§ **WHAT IS REQUIRED**
Report how many lines hold the string "matplotlib". Give the number and nothing else.

§ **GIVEN DATA**
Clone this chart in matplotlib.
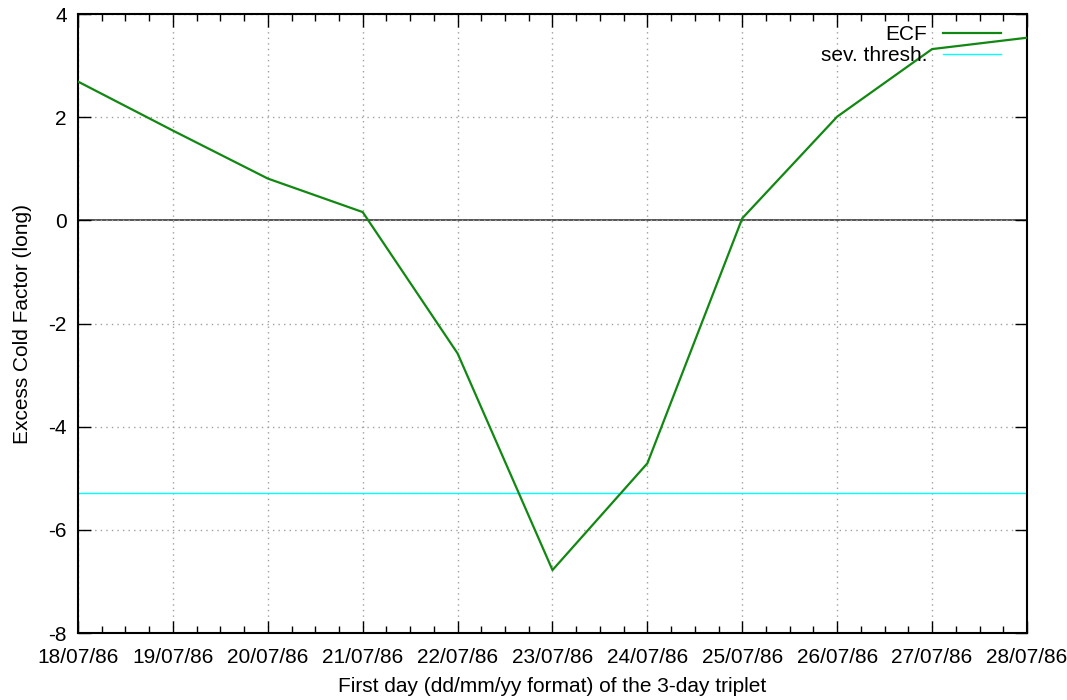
import numpy as np
import matplotlib
matplotlib.use("Agg")
from matplotlib import pyplot as plt
import matplotlib.dates as mdates
from datetime import datetime

# data
days = ["18/07/86", "19/07/86", "20/07/86", "21/07/86", "22/07/86", "23/07/86",
        "24/07/86", "25/07/86", "26/07/86", "27/07/86", "28/07/86"]
ecf = [2.69, 1.74, 0.81, 0.16, -2.58, -6.78, -4.71, 0.04, 2.01, 3.32, 3.54]
sev_thresh = -5.28

plt.rcParams['font.family'] = ['Liberation Sans', 'DejaVu Sans']
plt.rcParams['axes.unicode_minus'] = False

dates = [datetime.strptime(d, "%d/%m/%y") for d in days]

fig = plt.figure(figsize=(10.67, 7.0), dpi=100)
ax = fig.add_axes([0.0731, 0.0957, 0.8894, 0.8843])

ax.axhline(0, color='#555555', lw=1.4, zorder=1)
ax.axhline(sev_thresh, color='#00ffff', lw=1.0, label='sev. thresh.', zorder=2)
ax.plot(dates, ecf, color='#118811', lw=1.6, label='ECF', zorder=3)

ax.set_xlim(dates[0], dates[-1])
ax.set_ylim(-8, 4)
ax.set_yticks(np.arange(-8, 5, 2))
ax.xaxis.set_major_locator(mdates.DayLocator())
ax.xaxis.set_minor_locator(mdates.HourLocator(byhour=[6, 12, 18]))
ax.xaxis.set_major_formatter(mdates.DateFormatter('%d/%m/%y'))

ax.grid(True, which='major', color='#a0a0a0', linestyle=(0, (1, 3)), lw=1.0)
ax.tick_params(which='both', direction='in', top=True, right=True,
               labelsize=15, colors='black', width=1.0)
ax.tick_params(which='major', length=9)
ax.tick_params(which='minor', length=5)
ax.tick_params(axis='x', pad=11)
ax.tick_params(axis='y', pad=8)
for s in ax.spines.values():
    s.set_linewidth(1.5)

ax.set_xlabel('First day (dd/mm/yy format) of the 3-day triplet', fontsize=15, labelpad=7)
ax.set_ylabel('Excess Cold Factor (long)', fontsize=15, labelpad=12)

h, l = ax.get_legend_handles_labels()
ax.legend(h[::-1], l[::-1], loc='upper right', bbox_to_anchor=(0.9726, 0.982),
          frameon=False, markerfirst=False, fontsize=15, handlelength=2.8,
          labelspacing=0.1, borderpad=0, borderaxespad=0, handletextpad=0.75)

fig.savefig('out.png', dpi=100)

§ **RESULT OF THE EXERCISE**
5